Friends for 20 years, comics Alex Reymundo and Ron White have become practically inseparable.

Reymundo has been White’s opening act since the Blue Collar Comedy Tour made superstars of White, Jeff Foxworthy, Bill Engvall and Larry the Cable Guy.

Reymundo takes a break from White this week to perform at Harrah’s Improv.

The two met at the now-defunct Funny Bone Comedy Club in Arlington, Texas. Reymundo was a part-time college student and a full-time bartender at the club.

“Ron walked in to do his first amateur night and ordered a shot of tequila and a Budweiser,” recalls Reymundo, who gained national recognition of his own as part of the Original Latin Kings of Comedy show featuring Reymundo, George Lopez, Cheech Marin, Paul Rodriguez and Joey Medina.

Later that night White and Reymundo partied.

“We drank that night together, we smoked that night together, we became good friends that night,” Reymundo says from Los Angeles.

At the time Reymundo had no plans to be a comedian, but eight months later he decided to give it a shot and went onstage for amateur night.

White had established himself on the comedy circuit.

“By then he had been elevated to the middle of a three-man show,” he says. “When I started going out, we booked a bunch of dates together, so for the first two or three years we traveled together 70 percent of the time. I would drive my truck or he would drive his.
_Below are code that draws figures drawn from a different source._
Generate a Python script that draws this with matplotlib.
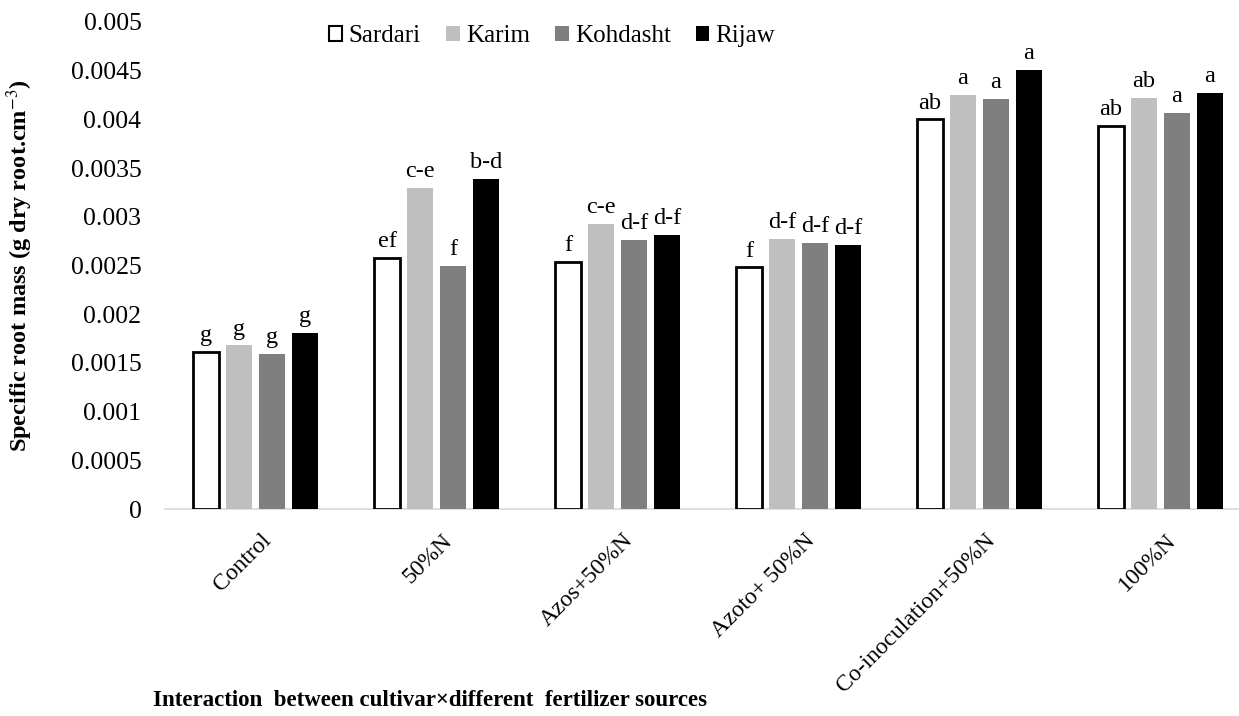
import numpy as np
import matplotlib
matplotlib.use('Agg')
import matplotlib.pyplot as plt
from matplotlib.patches import Patch

plt.rcParams['font.family'] = ['Liberation Serif', 'DejaVu Serif']
plt.rcParams['mathtext.fontset'] = 'stix'

treatment_labels = ['Control', '50%N', 'Azos+50%N', 'Azoto+ 50%N',
                    'Co-inoculation+50%N', '100%N']
cultivars = ['Sardari', 'Karim', 'Kohdasht', 'Rijaw']

sardari = [0.00161, 0.00258, 0.00254, 0.00248, 0.00400, 0.00393]
karim = [0.00168, 0.00330, 0.00293, 0.00277, 0.00425, 0.00422]
kohdasht = [0.00159, 0.00250, 0.00276, 0.00273, 0.00421, 0.00407]
rijaw = [0.00181, 0.00339, 0.00281, 0.00271, 0.00451, 0.00427]

letters_sardari = ['g', 'ef', 'f', 'f', 'ab', 'ab']
letters_karim = ['g', 'c-e', 'c-e', 'd-f', 'a', 'ab']
letters_kohdasht = ['g', 'f', 'd-f', 'd-f', 'a', 'a']
letters_rijaw = ['g', 'b-d', 'd-f', 'd-f', 'a', 'a']

series = [sardari, karim, kohdasht, rijaw]
letters = [letters_sardari, letters_karim, letters_kohdasht, letters_rijaw]
faces = ['white', '#bfbfbf', '#7f7f7f', 'black']
edges = ['black', '#bfbfbf', '#7f7f7f', 'black']
lws = [2.0, 0, 0, 0]

fig = plt.figure(figsize=(12.39, 7.16), dpi=100)
ax = fig.add_axes([165 / 1239, 1 - 509 / 716, 1086 / 1239, 487 / 716])

x = np.arange(len(treatment_labels))
step = 0.182
width = 0.144
for i, (vals, labs) in enumerate(zip(series, letters)):
    pos = x + (i - 1.5) * step
    ax.bar(pos, vals, width=width, color=faces[i], edgecolor=edges[i],
           linewidth=lws[i], label=cultivars[i], zorder=3)
    for px, v, t in zip(pos, vals, labs):
        ax.text(px, v + 0.00006, t, ha='center', va='bottom', fontsize=17.5)

ax.set_xlim(-0.5, len(treatment_labels) - 0.5)
ax.set_ylim(0, 0.005)
ax.set_yticks(np.arange(0, 0.00501, 0.0005))
ax.set_yticklabels(['0', '0.0005', '0.001', '0.0015', '0.002', '0.0025',
                    '0.003', '0.0035', '0.004', '0.0045', '0.005'])
ax.set_xticks(x + 0.03)
ax.set_xticklabels(treatment_labels, rotation=45, ha='right',
                   rotation_mode='anchor', fontsize=17)
ax.tick_params(axis='y', length=0, labelsize=18.5, pad=17)
ax.tick_params(axis='x', length=0, pad=15)
for s in ['top', 'right', 'left']:
    ax.spines[s].set_visible(False)
ax.spines['bottom'].set_color('#d9d9d9')
ax.spines['bottom'].set_linewidth(1.2)

handles = [Patch(facecolor=faces[i], edgecolor='black' if i == 0 else edges[i],
                 linewidth=1.5 if i == 0 else 0) for i in range(4)]
fig.legend(handles, cultivars, loc='center', bbox_to_anchor=(552 / 1239, 1 - 36 / 716),
           ncol=4, frameon=False, fontsize=18, handlelength=0.55,
           handleheight=0.55, handletextpad=0.25, columnspacing=1.0)

fig.text(20 / 1239, 1 - 266 / 716, 'Specific root mass (g dry root.cm$^{-3}$)',
         rotation=90, ha='center', va='center', fontsize=17.5, fontweight='bold')
fig.text(430 / 1239, 1 - 700 / 716,
         'Interaction  between cultivar\u00d7different  fertilizer sources',
         ha='center', va='center', fontsize=16.5, fontweight='bold')

fig.savefig('out.png', dpi=100, facecolor='white')
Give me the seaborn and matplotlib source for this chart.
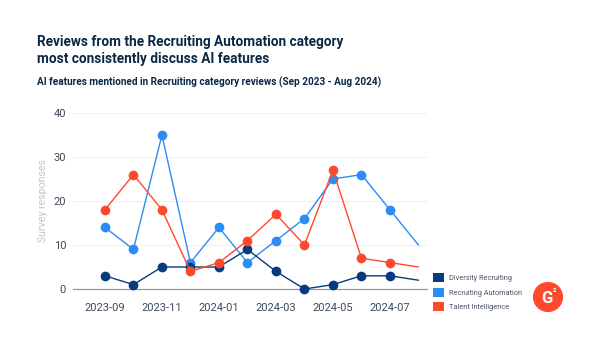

We had one rule: Whoever wasn’t driving couldn’t sleep and if anybody handed you anything to smoke, drink or snort, you had to do it. We made each other laugh for three years.”

When both he and White became headliners, the two didn’t work together for several years, though they remained good friends.

Then the Blue Collar Comedy Tour turned White into a superstar. When it ended a couple of years ago, he called Reymundo.

“He said, ‘Alex, I’m big enough now. I’m touring on my own. I can pick whoever I want to work with. Come work with me again,’ ” says Reymundo, who has opened for White in 80 percent of his concerts since they teamed up.

“I try to do three weeks with him out of the month, and one week jump out and do clubs on my own. I can’t just keep doing 20 minutes — but I do love that opportunity to be in front of his audience.”

Reymundo was born in Acapulco, Mexico. His family came to the United States and settled in Texas.

“I always wanted to do entertainment of some kind as a kid,” he says. “As a kid my father was my hero, till I realized Elvis got more chicks.”

Reymundo says he isn’t naturally funny, but he is naturally likable.

“My strongest asset is that when I walk onstage, before I say anything, 80 percent of the room is saying they’re going to give this guy a shot,” he says.

Reymundo hosted the American Immigration Lawyers’ annual awards ceremony this month in Las Vegas. The honorees included Carlos Santana, Cirque du Soleil, Jean Francois Detaille and Reymundo.

“I don’t know if I’m an activist,” he says. “I came here when I was 2. I guess my mother and father were the activists. They told me and my brothers and sisters they brought us to America to give us the opportunity we would never have in Mexico. They told us we could accomplish anything with the right work ethic. ‘Whatever you choose to do, be great. Don’t quit. You can accomplish anything. Keep a positive attitude and you can do it.’ ”

His parents worked two and three jobs, cleaning houses, waiting tables, to buy a modest home in a middle-class neighborhood.

“It looked like everybody else’s house, till you walked in and we didn’t have all the nice furniture.”

Reymundo married a woman from Kentucky. The contrast between Mexican and Kentucky cultures provides fodder for his comedy salvos, and he calls their children “hick-spanics.”

“My wife is a beautiful girl, my wife, my partner,” he says. “She’s my passport to heaven.”